One manufacturer shipped one million less gallons of ice cream during the first week alone following the publication of Dr. Sandler's anti-polio diet. Soft drink sales were down as well. But the powerful Rockefeller Milk Trust, which sold frozen products to North Carolinians, combined forces with soft drink business leaders and convinced the people that Sandler's findings were a myth and the polio figures a fluke. By the summer of 1950 sales were back to previous levels and polio cases returned to 'normal' [26:146;29].
Posted by Danny B on 01/30/13 09:52 PM
Nothing new.
"In fact, polio has transmogrified from a so-called "vaccine-preventable disease" to a vaccine-caused disease, with twice the lethality of the natural infection; moreover, the biotechnology field which made possible vaccines, has now created the means to ensure that infectious agents like polio and smallpox persist into eternity."
Click to view link
Posted by bridgepro on 01/30/13 05:45 PM
"Dr. Bernard Greenberg, a biostatistics expert, was chairman of the Committee on Evaluation and Standards of the American Public Health Association during the 1950s. He testified at a panel discussion that was used as evidence for the congressional hearings on polio vaccine in 1962. During these hearings he elaborated on the problems associated with polio statistics and disputed claims for the vaccine's effectiveness. He attributed the dramatic decline in polio cases to a change in reporting practices by physicians." For full article see Click to view link
Also, check out Click to view link
Posted by stevor on 01/30/13 05:25 PM
so, do those vaccines have Squalene, which caused Gulf War Syndrome to our veterans?
Reply from The Daily Bell
Who knows. Research into vaccine elements, etc. seems fairly obscured.
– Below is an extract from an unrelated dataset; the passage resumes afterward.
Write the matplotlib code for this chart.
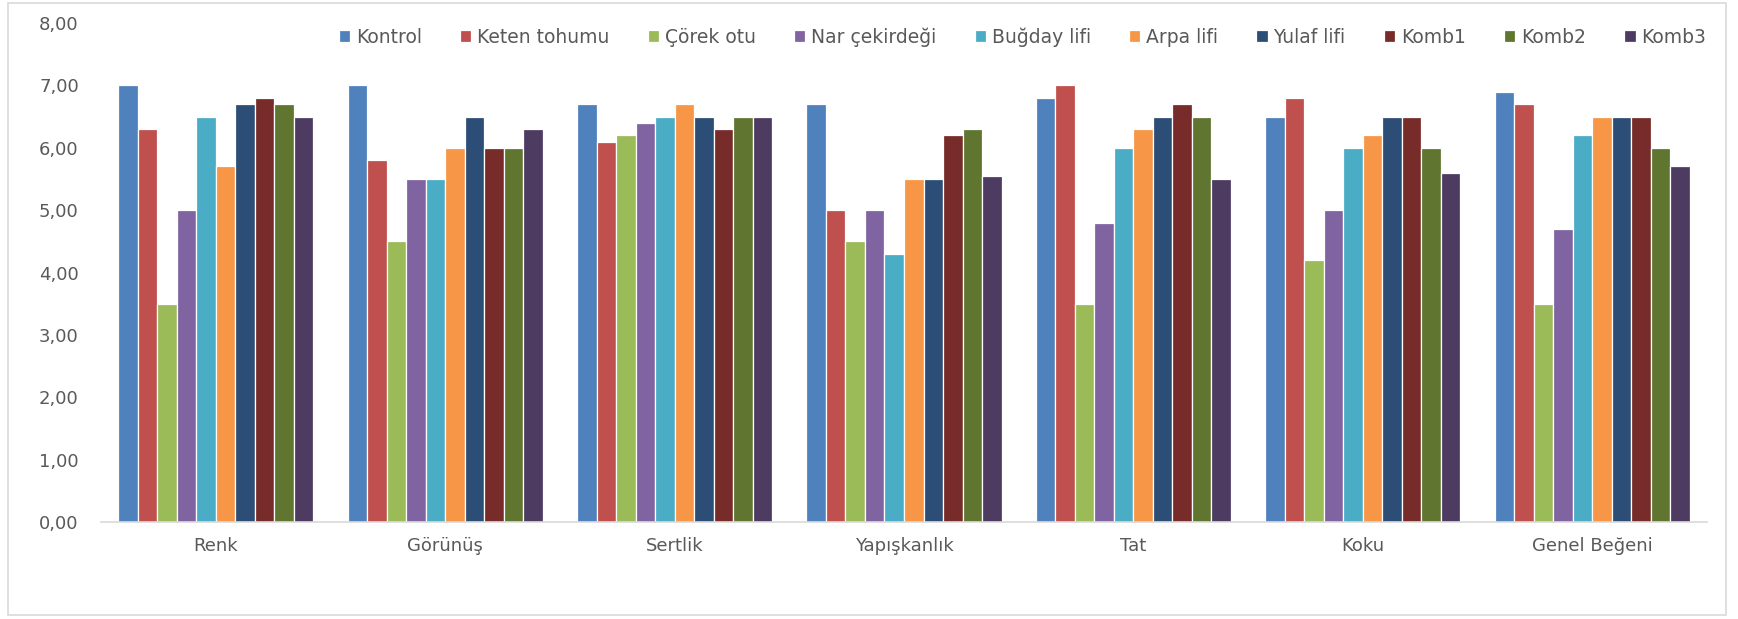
import matplotlib
matplotlib.use("Agg")
import matplotlib.pyplot as plt
import numpy as np
from matplotlib.patches import Rectangle
from matplotlib.ticker import FuncFormatter

categories = ["Renk", "Görünüş", "Sertlik", "Yapışkanlık", "Tat", "Koku", "Genel Beğeni"]
series_names = ["Kontrol", "Keten tohumu", "Çörek otu", "Nar çekirdeği", "Buğday lifi",
                "Arpa lifi", "Yulaf lifi", "Komb1", "Komb2", "Komb3"]

kontrol      = [7.0, 7.0, 6.7, 6.7, 6.8, 6.5, 6.9]
keten_tohumu = [6.3, 5.8, 6.1, 5.0, 7.0, 6.8, 6.7]
corek_otu    = [3.5, 4.5, 6.2, 4.5, 3.5, 4.2, 3.5]
nar_cekirdegi= [5.0, 5.5, 6.4, 5.0, 4.8, 5.0, 4.7]
bugday_lifi  = [6.5, 5.5, 6.5, 4.3, 6.0, 6.0, 6.2]
arpa_lifi    = [5.7, 6.0, 6.7, 5.5, 6.3, 6.2, 6.5]
yulaf_lifi   = [6.7, 6.5, 6.5, 5.5, 6.5, 6.5, 6.5]
komb1        = [6.8, 6.0, 6.3, 6.2, 6.7, 6.5, 6.5]
komb2        = [6.7, 6.0, 6.5, 6.3, 6.5, 6.0, 6.0]
komb3        = [6.5, 6.3, 6.5, 5.55, 5.5, 5.6, 5.7]

series = [kontrol, keten_tohumu, corek_otu, nar_cekirdegi, bugday_lifi,
          arpa_lifi, yulaf_lifi, komb1, komb2, komb3]
colors = ["#4F81BD", "#C0504D", "#9BBB59", "#8064A2", "#4BACC6",
          "#F79646", "#2C4D75", "#772C2A", "#5F7530", "#4D3B62"]

W, H = 1738, 619
fig = plt.figure(figsize=(W / 100, H / 100), dpi=100)
fig.patch.set_facecolor("white")
fig.add_artist(Rectangle((8 / W, 1 - 615 / H), (1726 - 8) / W, (615 - 3) / H,
                         transform=fig.transFigure, fill=False,
                         edgecolor="#D9D9D9", linewidth=1.2))

ax = fig.add_axes([101 / W, 1 - 522 / H, (1707 - 101) / W, (522 - 23) / H])

n = len(series)
x = np.arange(len(categories))
group_w = 0.85
bw = group_w / n
for i, (name, vals, c) in enumerate(zip(series_names, series, colors)):
    offs = -group_w / 2 + bw * (i + 0.5)
    ax.bar(x + offs, vals, width=bw, color=c, edgecolor="white",
           linewidth=0.9, label=name)

ax.set_xlim(-0.5, len(categories) - 0.5)
ax.set_ylim(0, 8)
ax.set_yticks(np.arange(0, 9, 1))
ax.yaxis.set_major_formatter(FuncFormatter(lambda v, p: f"{v:.2f}".replace(".", ",")))
ax.set_xticks(x)
ax.set_xticklabels(categories)
for s in ["top", "right", "left"]:
    ax.spines[s].set_visible(False)
ax.spines["bottom"].set_color("#D9D9D9")
ax.spines["bottom"].set_linewidth(1.2)
ax.tick_params(axis="y", length=0, pad=16, labelsize=13, labelcolor="#595959")
ax.tick_params(axis="x", length=0, pad=11, labelsize=13, labelcolor="#595959")

leg = ax.legend(loc="center right", bbox_to_anchor=(1706 / W, 1 - 37 / H),
                bbox_transform=fig.transFigure, ncol=10, frameon=False,
                fontsize=13.5, handlelength=0.6, handleheight=0.6,
                handletextpad=0.3, columnspacing=2.05, borderaxespad=0,
                borderpad=0)
for t in leg.get_texts():
    t.set_color("#595959")

fig.savefig("out.png", dpi=100, facecolor="white")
Posted by ccuthbert on 01/30/13 05:15 PM
The kid should have bit him...
Posted by theranger on 01/30/13 03:55 PM
Sustainability, climate change, and smart cities are like the word activist--they mean nothing but sound scientific. For instance we could call Hitler a "social activist", a prison camp a "smart city", nuclear warfare "climate change", and citizens forced to work and survive on collective farms using their own waste for fertilizer as "sustainable developement". All these buzz words are carefully selected and used by the elites to obscure the fact that force is required. Power proceeds from the barrel of a gun--every politician knows that.
Posted by Dilence Sogwood on 01/30/13 02:05 PM
One in 2.5mm. Wow that's probably worse than the AR15 gun safety statistics.